Sangala continued to press London to accept the principle of democratic elections to the Legislative Council, or Legco.
Sangala asserted his right of freedom of movement and was arrested. He made sure this was reported in England.
In May 1956, Sangala stood trial at the High Court for sedition.
He was charged with having advised Thamar Dillon Thomas Banda, the secretary-general of the Congress, to hand a seditious publication to the editor of the Nyasaland Times. The charge was the subject of a question in the British House of Commons.

In January 1957, Sangala was persuaded to resign from his position as Nyasaland African Congress President, and was replaced by Thamar Dillon Thomas Banda.
The NAC was banned by the colonial authorities in 1959, and was succeeded by the Malawi Congress Party (MCP), led from prison by Dr. Hastings Banda. The British came to accept that independence was inevitable. Hastings Banda was released in 1960 and allowed to return to prepare for elections.
By then, Sangala and other members of the old guard of the Congress had faded into oblivion and were rarely heard of again.
In 1961 the MCP overwhelmingly won the first elections held under universal suffrage, and in 1963 the country gained self governance followed by independence the next year with the new name of Malawi.

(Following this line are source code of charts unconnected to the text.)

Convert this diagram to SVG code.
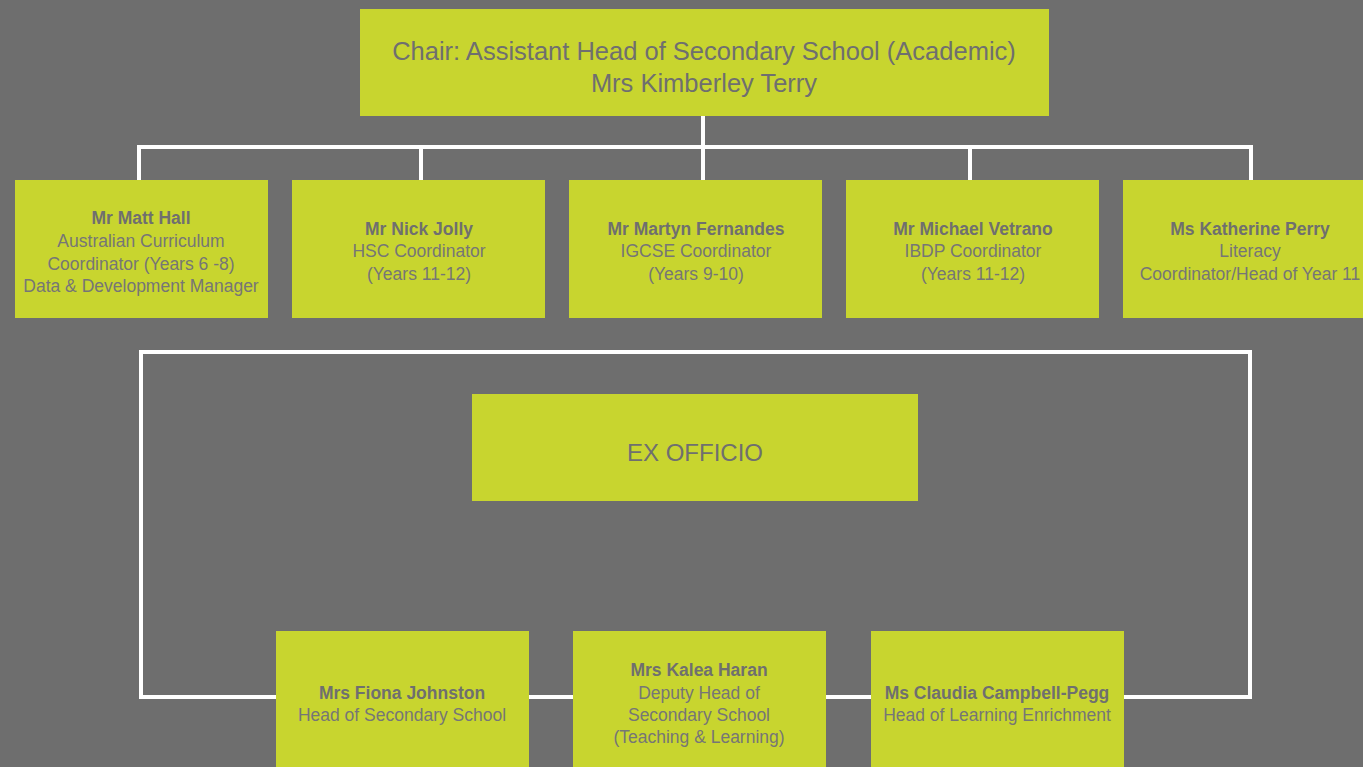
<svg xmlns="http://www.w3.org/2000/svg" width="1363" height="767" viewBox="0 0 1363 767">
  <style>
    .box { fill: #c8d52f; }
    .wire { fill: none; stroke: #ffffff; stroke-width: 4; }
    text { font-family: "Liberation Sans", Arial, sans-serif; fill: #6f6f6f; text-anchor: middle; }
    .title { font-size: 25.5px; }
    .name { font-size: 17.5px; font-weight: bold; }
    .role { font-size: 17.5px; fill: #767676; }
    .ex { font-size: 24px; }
  </style>

  <rect width="1363" height="767" fill="#6e6e6e"/>

  <!-- connectors -->
  <g id="connectors">
    <path class="wire" d="M703 116 V147 M139 180 V147 H1251 V180 M421 147 V180 M703 147 V180 M970 147 V180"/>
    <rect class="wire" x="141" y="352" width="1109" height="345"/>
  </g>

  <!-- chair -->
  <g id="chair">
    <rect class="box" x="360" y="9" width="689" height="107"/>
    <text class="title" x="704" y="60">Chair: Assistant Head of Secondary School (Academic)</text>
    <text class="title" x="704" y="92">Mrs Kimberley Terry</text>
  </g>

  <!-- coordinators -->
  <g id="matt-hall">
    <rect class="box" x="15" y="180" width="253" height="138"/>
    <text class="name" x="141" y="224">Mr Matt Hall</text>
    <text class="role" x="141" y="247">Australian Curriculum</text>
    <text class="role" x="141" y="270">Coordinator (Years 6 -8)</text>
    <text class="role" x="141" y="292">Data &amp; Development Manager</text>
  </g>
  <g id="nick-jolly">
    <rect class="box" x="292" y="180" width="253" height="138"/>
    <text class="name" x="419" y="235">Mr Nick Jolly</text>
    <text class="role" x="419" y="257">HSC Coordinator</text>
    <text class="role" x="419" y="280">(Years 11-12)</text>
  </g>
  <g id="martyn-fernandes">
    <rect class="box" x="569" y="180" width="253" height="138"/>
    <text class="name" x="696" y="235">Mr Martyn Fernandes</text>
    <text class="role" x="696" y="257">IGCSE Coordinator</text>
    <text class="role" x="696" y="280">(Years 9-10)</text>
  </g>
  <g id="michael-vetrano">
    <rect class="box" x="846" y="180" width="253" height="138"/>
    <text class="name" x="973" y="235">Mr Michael Vetrano</text>
    <text class="role" x="973" y="257">IBDP Coordinator</text>
    <text class="role" x="973" y="280">(Years 11-12)</text>
  </g>
  <g id="katherine-perry">
    <rect class="box" x="1123" y="180" width="253" height="138"/>
    <text class="name" x="1250" y="235">Ms Katherine Perry</text>
    <text class="role" x="1250" y="257">Literacy</text>
    <text class="role" x="1250" y="280">Coordinator/Head of Year 11</text>
  </g>

  <!-- ex officio -->
  <g id="ex-officio">
    <rect class="box" x="472" y="394" width="446" height="107"/>
    <text class="ex" x="695" y="461">EX OFFICIO</text>
  </g>

  <g id="fiona-johnston">
    <rect class="box" x="276" y="631" width="253" height="140"/>
    <text class="name" x="402" y="699">Mrs Fiona Johnston</text>
    <text class="role" x="402" y="721">Head of Secondary School</text>
  </g>
  <g id="kalea-haran">
    <rect class="box" x="573" y="631" width="253" height="140"/>
    <text class="name" x="699" y="676">Mrs Kalea Haran</text>
    <text class="role" x="699" y="699">Deputy Head of</text>
    <text class="role" x="699" y="721">Secondary School</text>
    <text class="role" x="699" y="743">(Teaching &amp; Learning)</text>
  </g>
  <g id="claudia-campbell-pegg">
    <rect class="box" x="871" y="631" width="253" height="140"/>
    <text class="name" x="997" y="699">Ms Claudia Campbell-Pegg</text>
    <text class="role" x="997" y="721">Head of Learning Enrichment</text>
  </g>
</svg>
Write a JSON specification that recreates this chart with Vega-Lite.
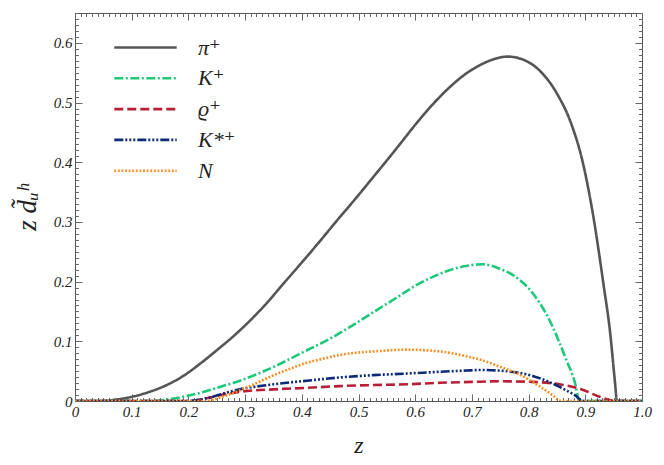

Sangala's grandson, Aaron Sangala, was appointed Minister of Internal Affairs and Public Security in the Cabinet of Malawi in May 2009.

==Character==

Sangala was described by W.L. Jennings, the High Court Registrar in Blantyre, as a "peculiar" but "charming" man whose motto was "to struggle for the freedom and peace of all".
Some critics said he was autocratic, but others thought he was too mild.
He was not interested in publicity, and avoided conflict, preferring to work behind the scenes in organizing the party. But in a crisis, he was willing to stand forward.
In an interview in August 1961 he said "My first duty was to do such things [that would] ... cause people to be happy. Due to this aim I do not fear to speak to any person provided it is the truth and this always does not please my friends who suggest that I am a difficult person". Sangala was a strong believer in the virtues of dignity, and refused to accept common views within colonial society that the "natives" were in any way inferior to Whites.